:: GIVEN PROBLEM ::
Give again, exactly as written, the lines of the records below from the line with "Write the Plotly code for this chart." to the line with "cx, cy, r = 344, 345, 118". Both end lines count; pictures do not.

Records from a data collection:

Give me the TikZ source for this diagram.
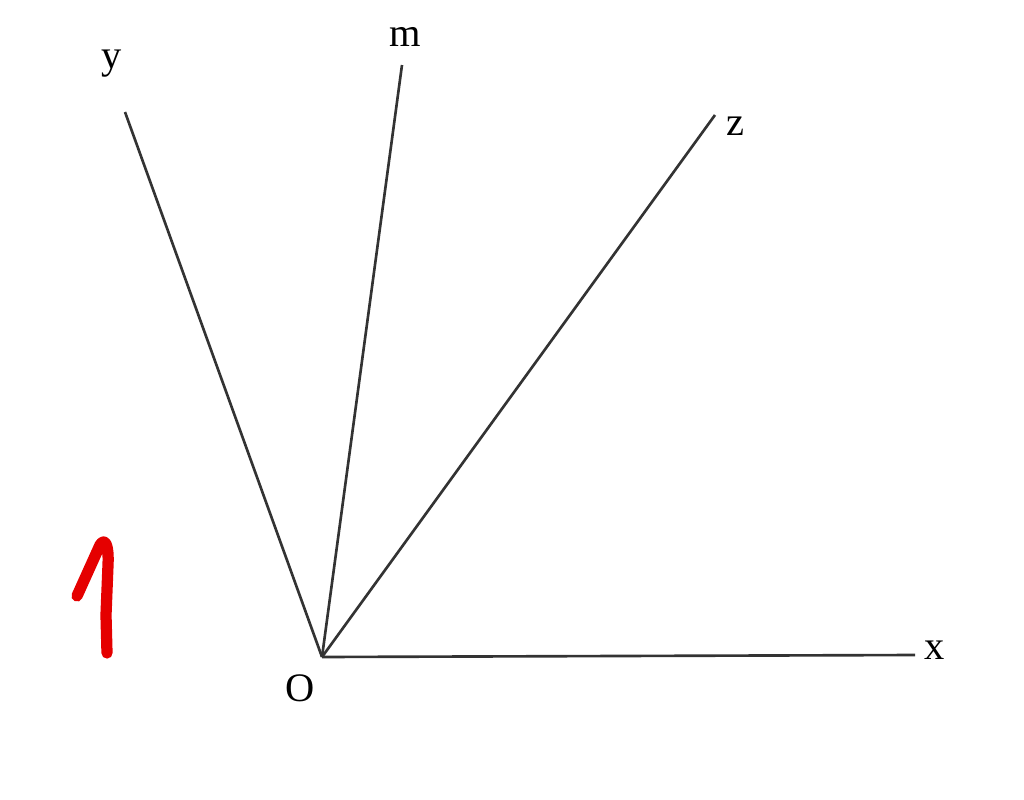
\documentclass[tikz,border=0pt]{standalone}
\usepackage{fontspec}
\setmainfont{Liberation Serif}
\begin{document}
\begin{tikzpicture}[x=0.01cm,y=-0.01cm,
    ray/.style={line width=0.75pt,black!80},
    lbl/.style={font=\fontsize{11.5}{14}\selectfont,inner sep=1pt}]
    \useasboundingbox[fill=white] (0,0) rectangle (1024,800);
    \coordinate (O) at (322,657);
    \coordinate (xe) at (915,655);
    \coordinate (ye) at (125,112);
    \coordinate (me) at (402,65);
    \coordinate (ze) at (715,115);
    \node[lbl] (o) at (300,688) {O};
    \node[lbl] (x) at (935,650) {x};
    \node[lbl] (y) at (112,64) {y};
    \node[lbl] (m) at (405,37) {m};
    \node[lbl] (z) at (735,126) {z};
    \draw[ray] (O) -- (xe);
    \draw[ray] (O) -- (ye);
    \draw[ray] (O) -- (me);
    \draw[ray] (O) -- (ze);
    % red mark
    \draw[red!90!black,line width=3.2pt,line cap=round,line join=round]
        (77,596) -- (100,545) .. controls (105,537) and (109,545) .. (108,565)
        -- (106,615) -- (107,653);
\end{tikzpicture}
\end{document}
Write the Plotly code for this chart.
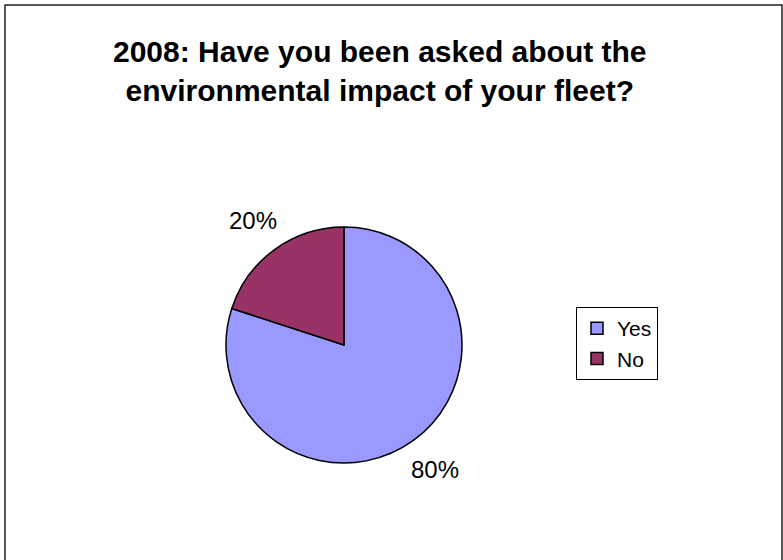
import math
import plotly.graph_objects as go

labels = ["Yes", "No"]
values = [80, 20]
colors = ["#9999FF", "#993366"]
title_lines = ["2008: Have you been asked about the", "environmental impact of your fleet?"]

W, H = 783, 560
cx, cy, r = 344, 345, 118

fig = go.Figure()
fig.add_trace(go.Pie(
    labels=labels, values=values, sort=False, direction="clockwise", rotation=0,
    marker=dict(colors=colors, line=dict(color="black", width=1.5)),
    textinfo="none", hoverinfo="label+percent",
    domain=dict(x=[(cx - r) / W, (cx + r) / W], y=[1 - (cy + r) / H, 1 - (cy - r) / H]),
))

# percentage labels placed outside along each slice's mid-angle
total = sum(values)
cum = 0
for v in values:
    mid = (cum + v / 2) / total * 2 * math.pi
    cum += v
    d = 154
    fig.add_annotation(
        x=(cx + d * math.sin(mid)) / W, y=1 - (cy - d * math.cos(mid)) / H,
        xref="paper", yref="paper", showarrow=False,
        xanchor="center", yanchor="middle",
        text=f"{round(v / total * 100)}%",
        font=dict(family="Liberation Sans, Arial", size=24, color="black"),
    )

fig.add_annotation(
    x=380 / W, y=1 - 33 / H, xref="paper", yref="paper", showarrow=False,
    xanchor="center", yanchor="top",
    text="<b>" + "<br>".join(title_lines) + "</b>",
    font=dict(family="Liberation Sans, Arial", size=30, color="black"),
)

fig.add_shape(type="rect", xref="paper", yref="paper",
              x0=5 / W, x1=782 / W, y0=-0.05, y1=1 - 5 / H,
              line=dict(color="#222222", width=1.5), fillcolor="rgba(0,0,0,0)")

fig.update_layout(
    width=W, height=H, margin=dict(l=0, r=0, t=0, b=0),
    paper_bgcolor="white", plot_bgcolor="white",
    showlegend=True,
    legend=dict(x=576 / W, y=1 - 307 / H, xanchor="left", yanchor="top",
                bordercolor="black", borderwidth=1, bgcolor="white",
                font=dict(family="Liberation Sans, Arial", size=21, color="black"),
                tracegroupgap=0, itemwidth=30),
)

fig.write_html("out.html", config={"displayModeBar": False},
               post_script="document.body.style.margin='0';")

:: ANSWER TO THE TASK ::
Write the Plotly code for this chart.
import math
import plotly.graph_objects as go

labels = ["Yes", "No"]
values = [80, 20]
colors = ["#9999FF", "#993366"]
title_lines = ["2008: Have you been asked about the", "environmental impact of your fleet?"]

W, H = 783, 560
cx, cy, r = 344, 345, 118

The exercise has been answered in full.